“I can only pass on what I was told by my mentors. You must do the work; if you only dabble, showing up occasionally to do your art, you will not be there when something happens. Keep good records of your process and where and when work moves to another place. Work on paper and materials not too precious to explore. Allow yourself to play. If you are always thinking what and where a piece will sell you are not engaged in the actual making. Be present. As it should be about the making of the work. Listen to what others have to say, then do what is in your heart.”
-Catherine Eaton Skinner from our interview in 2018, Issue 4.

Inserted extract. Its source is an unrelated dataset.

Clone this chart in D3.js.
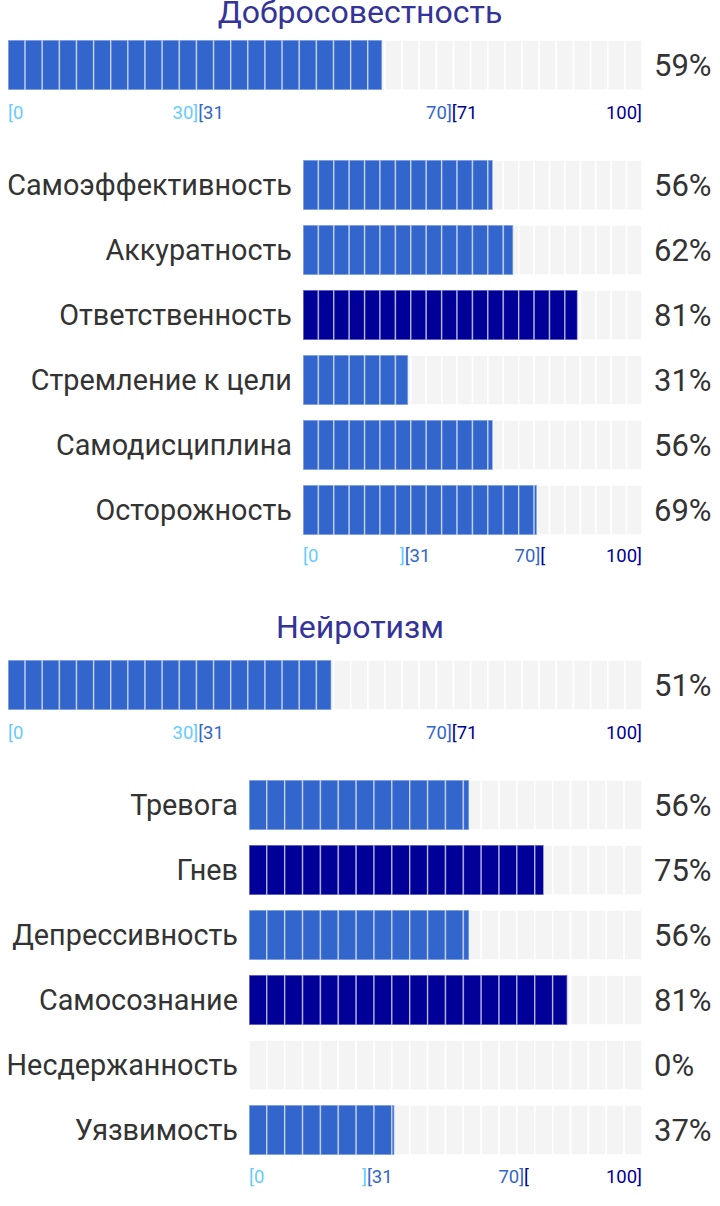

Catherine grew up in the Pacific Northwest surrounded by the fresh and salt waters, majestic mountains, and old growth forests. She received her BA in Biology from Stanford University while simultaneously studying painting with Bay Area Figurative painters Nathan Oliveira and Frank Lobdell. She worked as a biological illustrator for more than a decade, Skinner specialized in the ecological integration of marine invertebrates and algae of the Pacific Coast. She presently divides her time between her studios and working as a multidisciplinary artist: painting, encaustic, photography, printmaking and sculpture.
Her work has been in numerous group exhibitions in museum and galleries and is placed in multiple private collections. She is currently represented at the Abmeyer + Wood Fine Art in Seattle, Washington; Waterworks Gallery in Friday Harbor, Washington; Art Terra in Bellevue, Washington; and Seager Gray Gallery in Mill Valley, California. Public collections include The University of Washington's Henry Art Museum, Tacoma Art Museum, Museum of Northwest Art, Virginia Mason Medical Center, Swedish Orthopedic Hospital, and the Seattle University’s Seeds of Compassion Collection.
Skinner has been working with encaustic media and oil on panel for over 20 years. Encaustic is derived from the ancient Greek word encaustikos, meaning “to burn.” Molten beeswax is applied with a brush, and layers of colored wax and oil sticks added and fused in multiple layers, intensifying the color and depth of the work. The layers of wax may be transparent or opaque, scraped, incised or built up like sculptural relief. The durability of encaustic is due to the addition of damar resin, making it impervious to moisture, yellowing and darkening. When buffed and cleaned with a soft cloth, encaustic waxes look much like glazed tiles.